Rain has a smell. Not the rain itself — the moment just before it. That petrichor that hits you and your body already knows what's coming.
In Mumbai, the monsoon arrives like an announcement. I was in seventh standard, maybe twelve or thirteen, and when the rain hit the windows of our flat my mom would already be moving toward the kitchen. Not because anyone asked. Just because that was what rain meant in our house. Onion pakoras. Dry batter, crispy at the edges, clumped together the way only someone who has made them a hundred times knows how to do. We would sit with chai and eat them hot, straight from the pan, burning our fingers and not caring.
That was Mumbai. We moved to Chennai before tenth standard. Years later I was at Spaces, EA Chambers 2 — the office wing of the Express Avenue Mall Complex in Chennai. I don't remember exactly when. What I remember is the glass window, a cup of chai, and heavy Chennai rain coming down outside. I wasn't eating pakoras that day. I was just remembering them. The chai in my hand, the rain on the glass, and in my head — my mom's kitchen, Mumbai, seventh standard.
What pulled me back was the rain. What the rain pulled me back to was always the pakoras.
When I finally did look for something fried and comforting in Chennai, what I found was not a pakora. It was a bajji. Same instinct, different city, completely different technique.
Mumbai taught me pakoras. Chennai taught me bajji. Both are made for rain. Both belong here.
Two recipes for rain
- 2 large onions, thinly sliced
- 1 cup besan (chickpea flour)
- 1 tsp red chilli powder
- ½ tsp cumin powder
- ¼ tsp turmeric
- ¼ tsp ajwain (carom seeds)
- Salt to taste
- ~2–3 tbsp water — just enough to bring it together
- Oil for deep frying
- Slice the onions thin. Thinner than you think. This is what gives the pakora its texture.
- Salt and rest. Add salt to the onions and mix well. Let them sit for 5 minutes — they will release water.
- Make the dry batter. Add besan, chilli powder, cumin, turmeric, and ajwain directly to the onions. Mix well.
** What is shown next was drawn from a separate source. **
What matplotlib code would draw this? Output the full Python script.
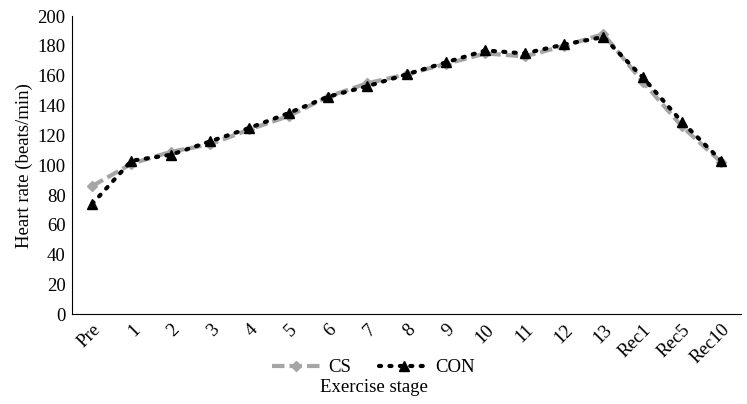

The onion's own moisture should bring it together. Add water only one tablespoon at a time if needed. The batter must be dry and clumpy — not smooth, not wet.
- Fry on medium heat. Heat oil in a deep pan. Drop small rough clumps of the mixture in — don't shape them neatly. The rough edges are what get crispy. Fry 3–4 minutes, turning once, until deep golden.
- Drain and eat immediately. Drain on paper towels. Eat with chai and mint chutney.
- 1 raw plantain (vazhakkai), peeled and sliced into thin rounds
- 1 cup besan (chickpea flour)
- ½ tsp red chilli powder
- ¼ tsp turmeric
- Pinch of asafoetida (hing)
- Salt to taste
- ~¾ cup water — enough for a smooth coating batter
- Oil for deep frying
- Slice the plantain. Thin rounds, about 3–4mm thick. Uniform so they cook evenly.
- Make the smooth batter. Combine besan, chilli powder, turmeric, hing, and salt. Add water gradually, whisking until smooth and thick enough to coat the back of a spoon. This is the opposite of pakora batter — smooth and flowing, not clumpy.
- Dip and fry. Heat oil until hot. Dip each plantain slice fully in batter, let excess drip off, and slide gently into the oil. Fry in batches 2–3 minutes each side until golden.
- Drain and serve hot. Serve with coconut chutney or just as they are.
The thing about rain food
There is no technique in either of these recipes that is difficult. The technique is in understanding what makes them different from each other. Pakora is a dry batter — the onion provides the moisture and the besan just holds it together. Bajji is a wet batter — the coating is separate from the vegetable inside. Same chickpea flour. Same basic process. Completely different logic.
Both taste best eaten standing in a kitchen while it is raining outside. This is not optional.